11 Mart 2003 22:00

Az sözle çok şey söylemeli...

Aziz Nesin'in yazıp, Genco Erkal'ın sahneye uyarladığı "Birtakım Azizlikler", İmgesel Düşler Tiyatrosu tarafından sahneleniyor. "Birtakım Azizlikler", daha önce de tiyatroyla ilgilenmiş oyuncular tarafından kurulan topluluğun ilk oyunu. Korku, demokrasi, özgürlük, ilericilik, gericilik, güç ve iktidar kavramlarının ülkedeki yansımalarını başarılı bir şekilde aktaran oyun, geçtiğimiz hafta Büyükşehir'de sahnelendi ve Diyarbakırlı tiyatro izleyicisinden olumlu tepkiler aldı. Bülent Yiğit, Yusuf Çankaya ve Cevat Talay'ın rol aldığı oyunu, Mahmud Samed yönetiyor. Önümüzdeki dönem, kendi yazdıkları -Diyarbakır'da bir köy ismi olan- "Serdê"yi sahneleyeceklerini söyleyen Samed, İmgesel Düşler Tiyatrosu'nu anlattı. İmgesel Düşler Tiyatrosu'nu biraz anlatır mısınız? İmgesel Düşler Tiyatrosu, Diyarbakır'da doğunun düşlerini, doğunun anlatısını, doğunun rütüelini ve doğunun gerçeğini sahne disiplini içinde ya da görsel bir kadroyla insanlarla buluşturmaktır. İmgesel Düşler, kaynağını 'batının doğusunda kalan' doğudan alıyor. Yani, Hindistan'dan, Uzakdoğudan, Mezapotamya'dan, Anadolu'ya ve Kafkaslar'a kadar uzanan bir alanın kültürünü içine alıyor. Bizim çıkış noktamız, bu sınırlar içindeki doğunun başkaldırısında. Özümüzün binbirgece masallarında, dengbejlerin sesinde veya Anadolu aşıklarında geçtiğini söylemek istiyorum. Sözünü ettiğiniz buluşma, haykırış sanata nereden bakıyor? Bu biraz da bizim tiyatroya bakış açımızla alâkalı. Biz, tiyatroyu biraz plastik anlatı olarak görüyoruz. Plastik anlatıda bizim sunacağımız perspektifler çok ama, biz bu anlatıyı sözden ziyade nefesle, ritimle, rütüelle ve danslarla sürdürüyoruz. Hani doğuda az sözle çok şey söylenir. Biz tiyatronun da az sözle çok şey anlatan bir sanat alanı olduğuna inanıyoruz. Tiyatro, batının yarattığı değerler ışığında güç kazandı. Yaptığımız işte bu ışığı da değerlendirmek zorundayız. Batıyla doğunun bir divanda aynı sesi çıkarmasıdır bu. Ya da ilahilerle kasidelerin buluşması seslerin bütünleşmesidir. Türkiye aydınının en büyük handikapı, batıyı ilahlaştırıp, doğuyu küçümsemesidir. Oysa, Mevlana'nın semalarındaki o evrensel ritim, belki de batının birçok değeriyle eşdeğer, hatta batıyı kucaklayan bir ayindir. Ve bu ayine doğuyu katmadan bir yere varamayız.

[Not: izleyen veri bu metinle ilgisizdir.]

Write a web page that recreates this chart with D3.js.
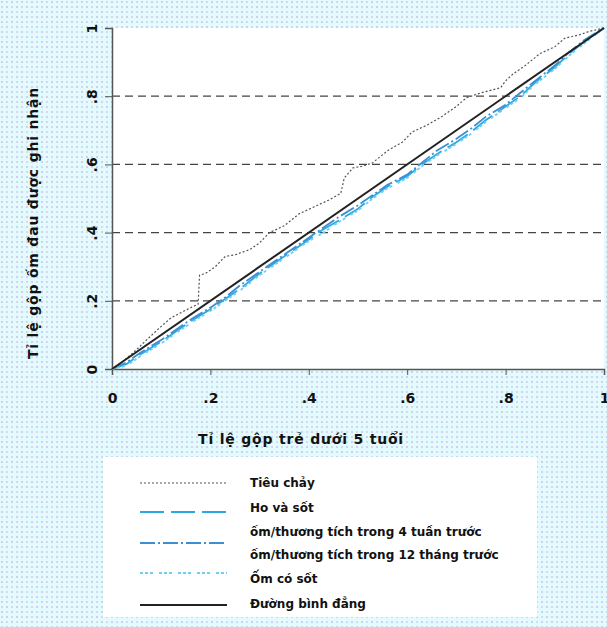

Diyarbakır'da Devlet ve Şehir Tiyatroları'nın üretimleri de var... Bölge için ürettiklerini tabii ki saygıyla karşılıyoruz ve destekliyoruz. Ancak, sanatın özgür bir ruhu var ve resmi kurumların yapacağı sanat ile özgür kurumların yapacağı sanat arasında farklar olacağını düşünüyoruz. Diyarbakır'da böyle bir yolculuğa çıkmamızın nedenlerinden biri de bu olmuştur. Tabii özel tiyatroların ayakta kalması daha zor. Başarılı olup olamayacağımız, teknik ve maddi problemlerimizin çözülmesiyle de ilgili.

İlk oyununuz Aziz Nesin'den; "Birtakım Azizlikler"... "Birtakım Azizlikler", bizim yaratmak istediğimiz tiyatro anlayışıyla aslında bire bir örtüşmüyor. Biz daha çok doğunun kendine ait düşlerini, kaygılarını oyunlaştırıp, deneysel tiyatro olarak insanlarla paylaşmayı hedefliyoruz. Bu oyunla başladık çünkü, Türkiye insanının zaaflarını, güzelliklerini anlatıyor. Bir de galiba, kahkahanın yarattığı tufandan sonra ancak kendi gerçekliğimizle yüz yüze gelebiliyoruz. Türkiye'nin uyuyan duyarsız tarafını kaşımak, ülke aydının kafasındaki bulanıklığa dikkat çekmek istedik.